Quando chegaram a casa foram logo direitos à eira e
viram que o milho estava todo como o tinham deixado. Até lhes nasceu uma alma
nova! Então o menino dirigiu-se para o bardo, abriu a cancela e disse assim:
- Voai todos, passarinhos. Ide à procura de comer que
bem haveis de estar precisados.
E os pardais, esganados com fome, voaram para longe,
num grande bando, à procura de eira com rabeira.
Os pais ficaram pasmados e mudos de espanto, a olhar
para aquela coisa nunca vista.
M.
L. Ferreira
4 comentários:
Que sabor infantil! Senti-me como se estivesse numa escola, algures na minha meninice, a ouvir esta história!
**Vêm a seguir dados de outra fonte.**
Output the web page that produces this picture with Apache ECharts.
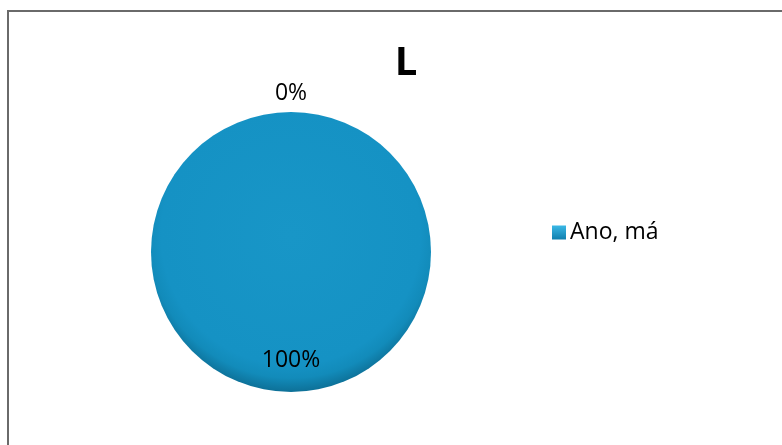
<!DOCTYPE html>
<html>
<head>
<meta charset="utf-8">
<script src="https://cdn.jsdelivr.net/npm/echarts@6/dist/echarts.min.js"></script>
<style>
html,body{margin:0;padding:0;background:#fff;}
#chart{width:782px;height:445px;}
</style>
</head>
<body>
<div id="chart"></div>
<script>
const titleText = 'L';
const categories = ['Ano, má', ''];
const values = [1, 0];
const legendItems = ['Ano, má'];

const FONT = '"Open Sans", "Noto Sans", sans-serif';
const pieColor = {
  type: 'radial', x: 0.5, y: 0.44, r: 0.58,
  colorStops: [
    {offset: 0, color: '#1896c7'},
    {offset: 0.8, color: '#1592c4'},
    {offset: 0.88, color: '#128bba'},
    {offset: 1, color: '#0b6589'}
  ]
};
const legendColor = {
  type: 'linear', x: 0, y: 0, x2: 0, y2: 1,
  colorStops: [{offset: 0, color: '#3bb8e6'}, {offset: 1, color: '#0f7fae'}]
};

const data = categories.map((c, i) => ({name: c, value: values[i]}));
const center = [291, 252];

const chart = echarts.init(document.getElementById('chart'), null, {renderer: 'canvas'});
chart.setOption({
  backgroundColor: '#fff',
  animation: false,
  title: {
    text: titleText, left: 401, top: 39, textAlign: 'center',
    textStyle: {fontFamily: FONT, fontWeight: 'bold', fontSize: 40, color: '#000'}
  },
  legend: {
    data: legendItems.map(n => ({name: n, itemStyle: {color: legendColor}})),
    left: 547, top: 216, orient: 'vertical',
    icon: 'rect', itemWidth: 14, itemHeight: 14, itemGap: 4,
    textStyle: {fontFamily: FONT, fontSize: 23, color: '#000', padding: [0, 0, 0, -1]},
    selectedMode: false
  },
  graphic: [{
    type: 'rect', z: -10,
    shape: {x: 8, y: 11, width: 820, height: 500},
    style: {fill: 'none', stroke: '#6a6a6a', lineWidth: 2}
  }],
  series: [
    {
      type: 'pie', center: center, radius: 140, startAngle: 90,
      data: data, label: {show: false}, labelLine: {show: false},
      itemStyle: {color: pieColor, borderWidth: 0},
      emphasis: {disabled: true}, silent: true
    },
    {
      type: 'pie', center: center, radius: [70, 140], startAngle: 90,
      data: data.map((d, i) => ({
        name: d.name, value: d.value,
        label: {show: i === 0}
      })),
      itemStyle: {color: 'rgba(0,0,0,0)', borderWidth: 0},
      label: {position: 'inside', formatter: '{d}%', fontFamily: FONT, fontSize: 23, color: '#000'},
      labelLine: {show: false},
      legendHoverLink: false, emphasis: {disabled: true}, silent: true
    },
    {
      type: 'pie', center: center, radius: [140, 171], startAngle: 90,
      data: data.map((d, i) => ({
        name: d.name, value: d.value,
        label: {show: i === 1}
      })),
      itemStyle: {color: 'rgba(0,0,0,0)', borderWidth: 0},
      label: {position: 'inside', formatter: '{d}%', fontFamily: FONT, fontSize: 23, color: '#000'},
      labelLine: {show: false},
      legendHoverLink: false, emphasis: {disabled: true}, silent: true
    }
  ]
});
</script>
</body>
</html>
Que circula entre a gente do povo! Acreditar é próprio dos simples, que em tudo crêem e nada questionam.
Por que será que nós, depois, complicamos isto tudo?!
Boas escritas bloguistas!
ZB
Coisa mais bonita!. Parece um conto infantil!. Parabéns cachopa.
E.H.
Uf! Estava-me aqui a segurar, para não ser o primeiro a comentar...
Uma delícia, esta simplicidade e grandeza do povo.
Estes textos de recolha são as minhas publicações favoritas!
Só um pormenor: na Idade Média, só havia milho miúdo, o grosso veio depois dos Descobrimentos, da América.
E lá está o milho miúdo, ou pela antiguidade da história, ou pela importância que o milho miúdo, o dos terrenos de sequeiro, teve na agricultura do povo (que conta esta história), até há poucos anos.
Também eu me delicio com estas histórias e com a crença, quase infantil, na sua veracidade. Mas o que mais me sensibiliza nestas recolhas, é a grande generosidade das pessoas que as contam. Depois de, como dizem muitas vezes, terem perdido quase tudo, mantêm ainda a generosidade de partilhar o pouco que lhes resta: aquilo que sabem.